Their acceptance is interesting considering they made an extremely un-ironic movie about the last days of Adolf Hitler. By laughing along with the meme, they seemed to acknowledge that nothing is precious, and that once you create something it takes on a whole new dimension after it’s let loose in the world. This sort of creative point of view is what makes memes so significant in modern viral Internet culture.
Even if you make a stern historical drama, a skewed bit of postmodern Pop Art meme-ery could flip it from a representation of the worst human being in history into a sad, angry old man yelling about T. Swift and Kanye.

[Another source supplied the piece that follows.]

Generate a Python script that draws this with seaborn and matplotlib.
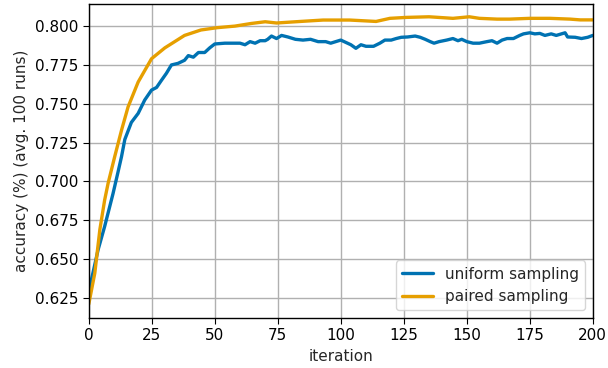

But not everyone was so willing to go along with the fun. In early 2010, Constantin Film, the production company behind the movie, began sending DMCA takedown notices on any YouTube videos that used Downfall’s footage.
“When does parody stop? It is a very complicated issue," Constantin’s head of film and TV, Martin Moszkowicz, told the AP, "So we are taking a simple approach: Take them all down.” The production company’s actions may have come down to the almighty dollar. The same AP story quoted Moszkowicz saying, “We have not been able to see any increase in DVD sales," and also, "there is no correlation between Internet parodies and sales of a movie, at least not that I am aware of."
Another part of the pressure may have been from leaders of groups like the Anti-Defamation League who didn’t like the idea of a terrible figure like Hitler being co-opted for Internet laughs. Abraham Foxman, the national director of the ADL, also chimed in about the videos to the AP: “We find them offensive. We feel that they trivialize not only the Holocaust but World War II. Hitler is not a cartoon character."
Many argued that the clips were within the realm of fair use, and making them couldn’t be stopped whether people felt a moral outrage or not. In fact, Constantin’s move had the adverse effect, with Hitler Reacts videos spiking in popularity with uploads featuring the angry Führer at an all time high in 2010.
Controversies surrounding the videos steadily swelled, with an investment banker being fired after sharing a version of a video in a company newsletter, to forcing a Scottish politician to resign after using a version of the video to parody an opponent.
Depending on your point of view, the videos seem so controversial because of the potentially flippant way they deal with Hitler and Nazism. According to Virginia Heffernan in the New York Times, the man in the videos “becomes not the author of the Holocaust but a salty dog who, though all is lost, doesn’t stop piercing pretense and speaking in slangy, heartfelt language, expressing the most deeply felt needs of the human id.” Part of the problem is that it may not be so wise to equate Hitler with the basic subconscious of an everyman.
But the appeal may be in the fact that we no longer think of the person in the film as Adolf Hitler, the main perpetrator of the defining atrocity of the 20th century, but instead we think of the performative aspects of the extended blow-up as a laughable, melodramatic lampooning of him.
It is no longer a drama but a complete farce, and we’re most definitely laughing at him. By ridiculing him with absurdist pop culture references it renders his hateful message and everything he stood for impotent. The videos effectively disempower Hitler as a meaningful figure, and that’s a good thing.
Though not as popular as it was in its heyday, new videos are still created everyday and maintained on places like the Hitler Rants Parodies page on YouTube. It’s so topical that a Hitler Reacts video has already been made for Sepp Blatter’s recent controversial resignation from FIFA.
As long as someone has a hot take, it seems like Hitler Reacts videos are here to stay.